Conforme documentação angariada aos autos, quais sejam, cópia do contrato particular de compra e venda referente ao imóvel descrito à inicial (ev. 1, CONTR8), cópia do contrato de locação residencial (ev. 1, CONTR9), prints de conversas mantidas entre a autora e o anterior locatário (ev. 1, OUT10) e faturas emitidas pela concessionária ré em nome do locatário (ev. 1, OUT17), nenhum deles impugnados pela requerida, há prova suficiente não só da propriedade do imóvel, mas principalmente do período no qual este fora locado a terceiro, quando então se originou o débito pelo qual negada a religação da luz.

Portanto, sendo a obrigação relativa ao consumo de energia elétrica uma obrigação propter personam, isto é, aquela a qual adere à pessoa do efetivo consumidor e não é passível de transmissão com o imóvel (propter rem), não poderia ter a concessionária negado o restabelecimento do fornecimento de energia elétrica sob o argumento da existência de dívida originada quando o imóvel não estava sob posse direta da requerente.

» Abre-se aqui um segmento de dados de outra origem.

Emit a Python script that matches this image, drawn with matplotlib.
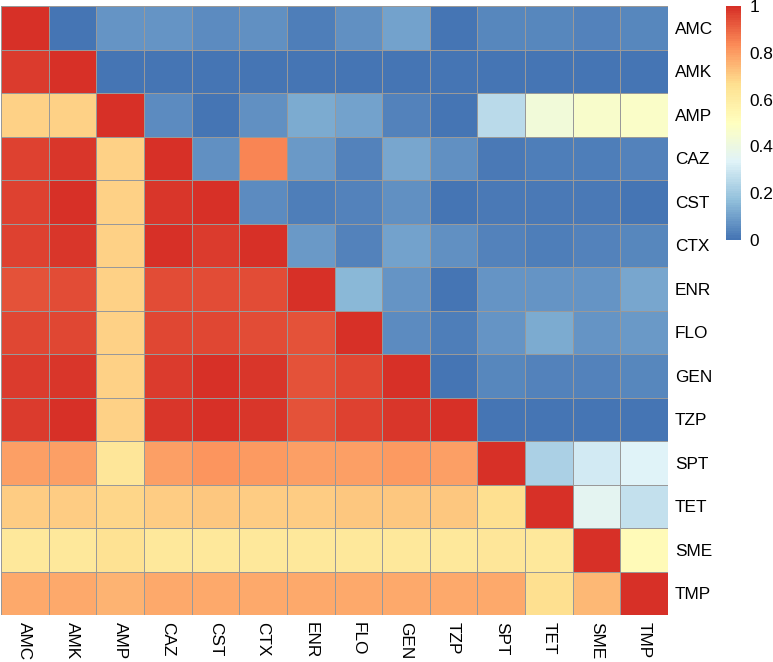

Tal conclusão é, inclusive, o que se encontra expressamente previsto no art. 4º, § 2º, da Resolução n. 456/00 da ANEEL, que assim dispõe:

Art. 4º. A concessionária poderá condicionar a ligação, religação, alterações contratuais, aumento de carga ou contratação de fornecimentos especiais, solicitados por quem tenha quaisquer débitos no mesmo ou em outro local de sua área de concessão, à quitação dos referidos débitos.

§ 1º A concessionária não poderá condicionar a ligação de unidade consumidora ao pagamento de débito que não seja decorrente de fato originado pela prestação do serviço público de energia elétrica ou não autorizado pelo consumidor, no mesmo ou em outro local de sua área de concessão, exceto nos casos de sucessão comercial.

§ 2º A concessionária não poderá condicionar a ligação de unidade consumidora ao pagamento de débito pendente em nome de terceiros.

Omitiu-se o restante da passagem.